SHORT EXERCISE = Set aside the pictures and output only the lines from the one containing "Reproduce this chart with Altair." up to and including the one containing "x_ticks = [0, 5, 10, 15, 20, 25]".

DATA ROWS =
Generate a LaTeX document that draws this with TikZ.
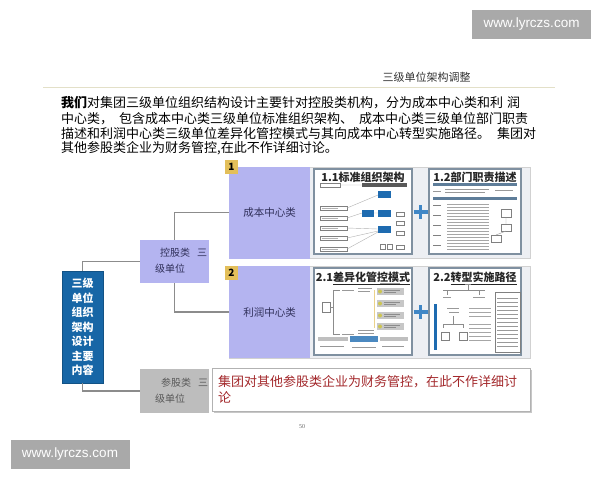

==

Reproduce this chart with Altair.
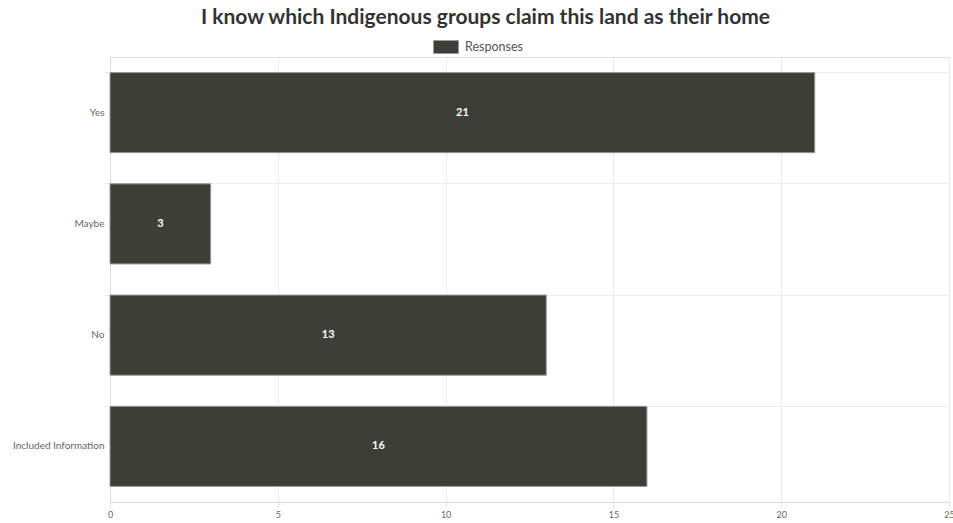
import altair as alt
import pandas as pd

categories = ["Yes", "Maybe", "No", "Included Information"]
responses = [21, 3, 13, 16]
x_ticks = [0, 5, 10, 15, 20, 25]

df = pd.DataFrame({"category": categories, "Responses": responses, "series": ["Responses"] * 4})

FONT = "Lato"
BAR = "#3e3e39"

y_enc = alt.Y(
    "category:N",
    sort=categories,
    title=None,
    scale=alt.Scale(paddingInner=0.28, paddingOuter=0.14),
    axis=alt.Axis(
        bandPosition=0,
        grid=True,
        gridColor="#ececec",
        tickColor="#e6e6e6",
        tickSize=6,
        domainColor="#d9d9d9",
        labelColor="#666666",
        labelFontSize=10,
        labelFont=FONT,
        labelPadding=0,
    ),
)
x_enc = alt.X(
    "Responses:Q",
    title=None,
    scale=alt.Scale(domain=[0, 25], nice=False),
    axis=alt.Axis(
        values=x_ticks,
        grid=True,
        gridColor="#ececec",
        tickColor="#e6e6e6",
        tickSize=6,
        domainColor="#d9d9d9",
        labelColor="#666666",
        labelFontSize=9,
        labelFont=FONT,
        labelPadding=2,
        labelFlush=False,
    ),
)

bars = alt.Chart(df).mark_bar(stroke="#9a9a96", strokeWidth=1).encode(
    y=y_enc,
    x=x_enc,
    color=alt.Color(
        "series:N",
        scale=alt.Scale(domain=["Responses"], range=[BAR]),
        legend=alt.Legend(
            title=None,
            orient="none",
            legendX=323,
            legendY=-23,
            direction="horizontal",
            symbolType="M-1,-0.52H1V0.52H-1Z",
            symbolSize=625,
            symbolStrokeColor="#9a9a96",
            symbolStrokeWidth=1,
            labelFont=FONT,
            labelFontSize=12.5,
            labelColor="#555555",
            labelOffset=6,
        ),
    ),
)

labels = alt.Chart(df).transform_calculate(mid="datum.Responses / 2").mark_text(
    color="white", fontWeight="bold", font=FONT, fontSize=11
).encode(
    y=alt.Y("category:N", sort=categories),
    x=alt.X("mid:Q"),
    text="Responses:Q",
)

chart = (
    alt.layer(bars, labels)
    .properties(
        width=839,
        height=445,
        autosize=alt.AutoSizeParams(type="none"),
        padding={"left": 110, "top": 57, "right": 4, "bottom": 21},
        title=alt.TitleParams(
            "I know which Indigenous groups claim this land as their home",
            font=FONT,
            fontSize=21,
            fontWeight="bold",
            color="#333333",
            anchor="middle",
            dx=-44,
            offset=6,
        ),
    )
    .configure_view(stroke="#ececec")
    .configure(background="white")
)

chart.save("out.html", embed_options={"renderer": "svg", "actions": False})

ANSWER FOR THE TASK =
Reproduce this chart with Altair.
import altair as alt
import pandas as pd

categories = ["Yes", "Maybe", "No", "Included Information"]
responses = [21, 3, 13, 16]
x_ticks = [0, 5, 10, 15, 20, 25]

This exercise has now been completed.